How to help your child make good friends
We all want our little ones to socialise and form meaningful friendships, and many of us worry about the possibility of this not happening, or of them being lonely or feeling left out. Human beings are innately social, and thrive on company and companionship. Friendship will also help children to enjoy school and embrace, learning together.
Sadly, as parents, we can’t go out and find friends for our children. To a large extent, and especially as they get older and start preschool and school, we have to let them work this out for themselves. You will usually be surprised by how well and quickly they fit in and find friends.
Forming and maintaining healthy friendships requires a wide range of skills. It’s largely about your personality, who is in your life and shared interests, but there are aspects that you can help children with, in order to set them up for creating rewarding friendships.
1. Familiarise them with peer groups
From an early age, there are lots of ways to get children used to socialising with others. Baby and toddler groups, playschool, family get-togethers with other children, or even meeting up with other mums and their children, are all great ways to get children used to being around and interacting with others. Having a variety of social groups or activities that you go to all provide variety and prevent cliques and can be good for helping you meet new friends too.
2. Teach conversation skills
Babies start to babble from an early age, and when you begin to have a ‘conversation’ with them, they will quickly learn the basics of conversation - to talk when you leave a gap, and listen while you speak. Ruth Feldman found that parents who did this had children who developed more social competence and better negotiation skills over time (Feldman et al 2013) - key skills for making friends.
3. Try to instil manners from early on
Being polite and friendly will help your child to integrate with others and will also aid social skills such as sharing and turn taking. Learning good manners from an early age will help in many ways as children grow up.
4. Open your home
By making your home a friendly, welcoming place for your children’s friends to visit, it helps your own children to build on friendships which have begun at school, or nursery. It also enables you to see how your child interacts and plays with others.
5. Help them to be open with others
In order to make friends, children need to show others that they like them, which can be an awkward situation for more reserved or shy individuals. You can help them to do this by displaying friendly, open behaviours in everyday situations. Greet strangers with a smile, pay people compliments, be kind to others, and encourage children to do the same. Role-play can also help to build confidence in these situations.
Talk to your child about their own feelings in different situations, but also about how others in the same situation may be feeling.
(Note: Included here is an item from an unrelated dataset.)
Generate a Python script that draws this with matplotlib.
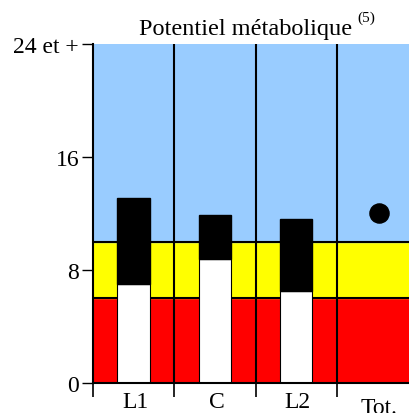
import matplotlib
matplotlib.use('Agg')
import matplotlib.pyplot as plt

categories = ['L1', 'C', 'L2', 'Tot.']
lower_vals = [7.0, 8.8, 6.5]      # white part
total_vals = [13.1, 11.9, 11.6]   # top of black part
tot_point = 12.0
bands = [(0, 6, '#ff0000'), (6, 10, '#ffff00'), (10, 24, '#99ccff')]
ytick_vals = [0, 8, 16, 24]
ytick_labels = ['0', '8', '16', '24 et +']

plt.rcParams['font.family'] = ['Liberation Serif', 'DejaVu Serif']

fig = plt.figure(figsize=(4.09, 4.14), dpi=100)
ax = fig.add_axes([0.2274, 0.0725, 0.795, 0.8188])

for lo, hi, col in bands:
    ax.axhspan(lo, hi, color=col, zorder=0)
for lo, hi, col in bands[1:]:
    ax.axhline(lo, color='black', lw=1.5, zorder=1)
for i in range(1, 4):
    ax.axvline(i, color='black', lw=1.5, zorder=1)

x = [i + 0.5 for i in range(len(lower_vals))]
ax.bar(x, lower_vals, width=0.4, color='white', edgecolor='black', lw=0.8, zorder=2)
ax.bar(x, [t - l for t, l in zip(total_vals, lower_vals)], bottom=lower_vals,
       width=0.4, color='black', edgecolor='black', zorder=2)
ax.scatter([3.52], [tot_point], s=190, color='black', zorder=3)

ax.set_xlim(0, 4)
ax.set_ylim(0, 24)
ax.set_yticks(ytick_vals)
ax.set_yticklabels(ytick_labels, fontsize=17)
ax.tick_params(axis='y', length=8, width=1, pad=2)
ax.set_xticks([0, 1, 2, 3])
ax.set_xticklabels([])
ax.tick_params(axis='x', length=10, width=1.2, direction='out')
for s in ['top', 'right']:
    ax.spines[s].set_visible(False)
ax.spines['left'].set_linewidth(1.5)
ax.spines['bottom'].set_linewidth(1.5)

label_y = [-0.55, -0.55, -0.55, -1.0]
for i, (lab, ly) in enumerate(zip(categories, label_y)):
    ax.text(i + 0.52, ly, lab, ha='center', va='top', fontsize=17, clip_on=False)

fig.text(0.861, 0.9155, 'Potentiel métabolique', ha='right', va='baseline', fontsize=17.5)
fig.text(0.874, 0.947, '(5)', ha='left', va='baseline', fontsize=11)

fig.savefig('out.png', dpi=100)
Whilst young children may struggle with empathy as they are still very absorbed in their own experiences and emotions, helping young children understand how other children may be feeling, and how your child's behaviour can impact on them will help develop early empathy skills and make it easier for your child to become a good friend themselves.
7. Offer props
If little ones are struggling to break the ice, sometimes taking a ball or toy that they can play with others can help them to get chatting and playing together. There are often playground crazes which will help them to feel part of the group and give them common ground to connect with others on.
8. Watch out for bullying
If you suspect that you child is bullying or being bullied, speak to the school or group leader straight away, but don't be too quick to jump into normal playground quarrels. Young children can be quite fickle and may move between different friends quite frequently and it's important that children are given the freedom to choose their own friends and try to resolve any conflict themselves.